§ **DATA LINES**:
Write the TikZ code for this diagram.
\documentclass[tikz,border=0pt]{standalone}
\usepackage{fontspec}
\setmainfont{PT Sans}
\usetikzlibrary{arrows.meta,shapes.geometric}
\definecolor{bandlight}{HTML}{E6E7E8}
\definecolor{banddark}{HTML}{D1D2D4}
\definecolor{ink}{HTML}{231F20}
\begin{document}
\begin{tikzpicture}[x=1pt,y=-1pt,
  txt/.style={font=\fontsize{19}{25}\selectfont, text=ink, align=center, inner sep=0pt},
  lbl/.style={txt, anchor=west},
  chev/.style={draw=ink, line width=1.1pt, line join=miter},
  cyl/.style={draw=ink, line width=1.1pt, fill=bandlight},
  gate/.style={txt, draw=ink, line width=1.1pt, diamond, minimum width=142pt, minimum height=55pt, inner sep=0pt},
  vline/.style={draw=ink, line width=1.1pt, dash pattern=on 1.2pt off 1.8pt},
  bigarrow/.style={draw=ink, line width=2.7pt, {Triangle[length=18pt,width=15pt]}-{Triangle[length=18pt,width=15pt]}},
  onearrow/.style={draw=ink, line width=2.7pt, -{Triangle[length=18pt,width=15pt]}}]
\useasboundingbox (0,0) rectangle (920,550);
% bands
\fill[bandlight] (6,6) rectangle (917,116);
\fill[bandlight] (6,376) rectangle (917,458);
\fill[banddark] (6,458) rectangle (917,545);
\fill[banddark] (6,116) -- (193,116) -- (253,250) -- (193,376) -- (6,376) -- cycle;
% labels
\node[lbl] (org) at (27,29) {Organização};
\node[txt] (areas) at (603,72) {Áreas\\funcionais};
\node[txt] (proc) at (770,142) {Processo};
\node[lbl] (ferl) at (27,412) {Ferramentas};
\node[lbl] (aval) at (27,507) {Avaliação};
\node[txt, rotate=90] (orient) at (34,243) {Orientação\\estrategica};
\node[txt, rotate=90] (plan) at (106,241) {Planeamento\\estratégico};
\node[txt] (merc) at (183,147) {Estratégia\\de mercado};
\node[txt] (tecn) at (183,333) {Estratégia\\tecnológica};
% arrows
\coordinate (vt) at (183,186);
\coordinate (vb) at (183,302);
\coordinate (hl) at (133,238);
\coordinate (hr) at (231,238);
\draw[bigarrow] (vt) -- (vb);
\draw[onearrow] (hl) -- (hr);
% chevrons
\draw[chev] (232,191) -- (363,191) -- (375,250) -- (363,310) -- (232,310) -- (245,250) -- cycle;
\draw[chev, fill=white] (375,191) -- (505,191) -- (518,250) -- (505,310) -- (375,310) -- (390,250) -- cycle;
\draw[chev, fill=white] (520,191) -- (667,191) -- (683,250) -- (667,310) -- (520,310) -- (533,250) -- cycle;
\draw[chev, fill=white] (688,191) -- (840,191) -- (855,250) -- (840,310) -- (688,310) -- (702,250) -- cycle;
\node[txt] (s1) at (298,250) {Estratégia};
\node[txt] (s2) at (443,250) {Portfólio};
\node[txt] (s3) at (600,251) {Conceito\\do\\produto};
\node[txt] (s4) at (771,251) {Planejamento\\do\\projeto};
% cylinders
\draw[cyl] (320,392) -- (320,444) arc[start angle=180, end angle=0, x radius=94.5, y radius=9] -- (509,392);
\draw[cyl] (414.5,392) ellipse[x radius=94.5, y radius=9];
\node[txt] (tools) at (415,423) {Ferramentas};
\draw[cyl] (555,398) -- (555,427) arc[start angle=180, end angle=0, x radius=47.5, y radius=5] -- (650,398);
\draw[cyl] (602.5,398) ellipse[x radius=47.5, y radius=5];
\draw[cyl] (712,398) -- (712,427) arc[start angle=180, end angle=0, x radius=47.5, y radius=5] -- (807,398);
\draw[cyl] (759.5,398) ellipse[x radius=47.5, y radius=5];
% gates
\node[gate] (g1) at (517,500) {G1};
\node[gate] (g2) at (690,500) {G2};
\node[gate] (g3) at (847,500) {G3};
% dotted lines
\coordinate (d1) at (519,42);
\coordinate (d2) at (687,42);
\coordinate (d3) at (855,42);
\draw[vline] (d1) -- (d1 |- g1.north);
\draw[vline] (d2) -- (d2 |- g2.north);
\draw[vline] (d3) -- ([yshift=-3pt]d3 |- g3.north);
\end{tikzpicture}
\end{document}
...
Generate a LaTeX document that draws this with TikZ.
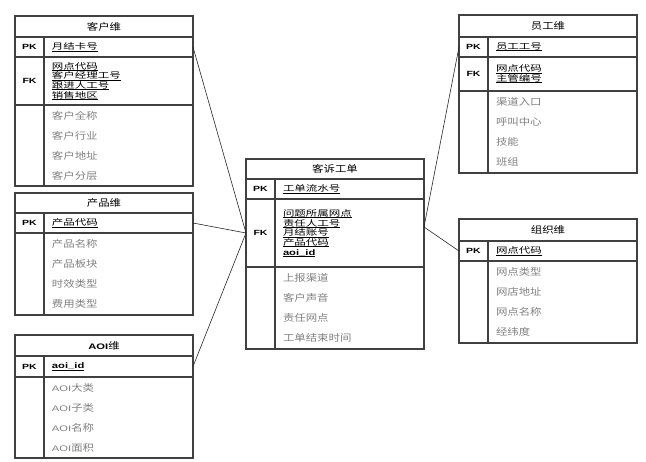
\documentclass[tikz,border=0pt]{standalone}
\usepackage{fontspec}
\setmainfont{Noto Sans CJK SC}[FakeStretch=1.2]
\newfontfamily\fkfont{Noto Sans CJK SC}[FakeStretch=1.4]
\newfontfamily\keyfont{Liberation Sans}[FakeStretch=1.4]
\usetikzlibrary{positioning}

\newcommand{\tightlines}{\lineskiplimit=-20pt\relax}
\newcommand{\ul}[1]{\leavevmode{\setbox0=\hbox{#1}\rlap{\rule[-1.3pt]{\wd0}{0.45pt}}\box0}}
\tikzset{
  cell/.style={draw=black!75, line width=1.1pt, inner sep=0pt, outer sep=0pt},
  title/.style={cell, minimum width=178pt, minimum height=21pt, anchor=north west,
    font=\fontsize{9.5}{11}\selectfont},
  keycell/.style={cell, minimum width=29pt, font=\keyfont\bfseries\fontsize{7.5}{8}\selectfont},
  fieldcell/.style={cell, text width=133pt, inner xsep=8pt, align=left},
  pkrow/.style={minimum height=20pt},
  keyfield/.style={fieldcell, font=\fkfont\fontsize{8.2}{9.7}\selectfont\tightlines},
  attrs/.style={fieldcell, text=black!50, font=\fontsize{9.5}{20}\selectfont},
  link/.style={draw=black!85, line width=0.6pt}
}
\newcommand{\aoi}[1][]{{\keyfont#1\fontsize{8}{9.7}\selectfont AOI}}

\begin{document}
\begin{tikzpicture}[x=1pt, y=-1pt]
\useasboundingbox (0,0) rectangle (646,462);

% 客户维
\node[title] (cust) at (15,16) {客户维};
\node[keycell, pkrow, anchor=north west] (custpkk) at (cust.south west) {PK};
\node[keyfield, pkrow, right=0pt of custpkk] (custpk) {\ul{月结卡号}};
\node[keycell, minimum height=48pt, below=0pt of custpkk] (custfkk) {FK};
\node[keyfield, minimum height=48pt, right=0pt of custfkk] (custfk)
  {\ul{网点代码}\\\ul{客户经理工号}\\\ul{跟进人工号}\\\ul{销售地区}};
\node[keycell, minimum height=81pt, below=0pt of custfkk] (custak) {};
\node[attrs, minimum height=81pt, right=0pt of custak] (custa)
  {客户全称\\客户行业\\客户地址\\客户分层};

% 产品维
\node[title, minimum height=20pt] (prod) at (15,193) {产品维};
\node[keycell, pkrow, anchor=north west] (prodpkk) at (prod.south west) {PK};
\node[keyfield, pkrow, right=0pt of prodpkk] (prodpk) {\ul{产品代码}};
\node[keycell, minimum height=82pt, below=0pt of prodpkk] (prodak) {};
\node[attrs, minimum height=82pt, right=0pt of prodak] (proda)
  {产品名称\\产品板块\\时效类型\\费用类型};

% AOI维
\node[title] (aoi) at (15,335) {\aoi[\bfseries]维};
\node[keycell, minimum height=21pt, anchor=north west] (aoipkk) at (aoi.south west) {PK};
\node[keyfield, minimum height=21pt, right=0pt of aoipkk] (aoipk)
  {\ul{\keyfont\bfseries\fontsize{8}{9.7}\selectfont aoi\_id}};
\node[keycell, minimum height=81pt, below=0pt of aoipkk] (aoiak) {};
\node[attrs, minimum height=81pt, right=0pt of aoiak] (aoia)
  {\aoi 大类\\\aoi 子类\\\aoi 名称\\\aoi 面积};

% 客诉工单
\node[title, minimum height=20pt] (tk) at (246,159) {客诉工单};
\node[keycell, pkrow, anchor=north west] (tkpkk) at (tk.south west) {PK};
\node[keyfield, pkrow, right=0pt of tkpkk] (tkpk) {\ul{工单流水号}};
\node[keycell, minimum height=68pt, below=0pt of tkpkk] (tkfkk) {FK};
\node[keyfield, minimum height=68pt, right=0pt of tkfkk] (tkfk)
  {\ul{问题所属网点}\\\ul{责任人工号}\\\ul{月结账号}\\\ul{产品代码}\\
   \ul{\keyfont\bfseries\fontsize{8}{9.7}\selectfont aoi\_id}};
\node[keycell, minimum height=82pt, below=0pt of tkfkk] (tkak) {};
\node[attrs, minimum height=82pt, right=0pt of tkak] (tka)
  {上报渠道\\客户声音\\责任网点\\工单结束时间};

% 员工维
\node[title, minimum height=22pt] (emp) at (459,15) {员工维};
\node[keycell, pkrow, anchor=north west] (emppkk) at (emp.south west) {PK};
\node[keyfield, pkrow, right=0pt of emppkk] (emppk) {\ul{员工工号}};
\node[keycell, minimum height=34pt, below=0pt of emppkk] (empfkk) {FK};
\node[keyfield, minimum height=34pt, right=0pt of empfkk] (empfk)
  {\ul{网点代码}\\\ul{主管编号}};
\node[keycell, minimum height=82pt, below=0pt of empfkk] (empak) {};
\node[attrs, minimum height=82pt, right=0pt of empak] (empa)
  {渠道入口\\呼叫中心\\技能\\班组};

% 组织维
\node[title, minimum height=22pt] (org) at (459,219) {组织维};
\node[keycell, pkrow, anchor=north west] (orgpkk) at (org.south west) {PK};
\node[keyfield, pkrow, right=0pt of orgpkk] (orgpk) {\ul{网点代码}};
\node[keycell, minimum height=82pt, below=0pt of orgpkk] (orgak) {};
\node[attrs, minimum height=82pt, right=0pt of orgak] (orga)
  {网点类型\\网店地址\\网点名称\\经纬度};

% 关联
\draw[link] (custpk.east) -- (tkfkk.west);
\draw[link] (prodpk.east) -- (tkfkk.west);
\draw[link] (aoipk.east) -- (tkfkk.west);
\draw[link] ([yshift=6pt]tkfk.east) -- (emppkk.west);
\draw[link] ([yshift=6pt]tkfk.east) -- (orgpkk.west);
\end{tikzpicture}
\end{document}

§ **GOAL OF THE EXERCISE**: Write out every line of the preceding listing that contains "this".

§ **EXERCISE ANSWER**:
Write the TikZ code for this diagram.
Generate a LaTeX document that draws this with TikZ.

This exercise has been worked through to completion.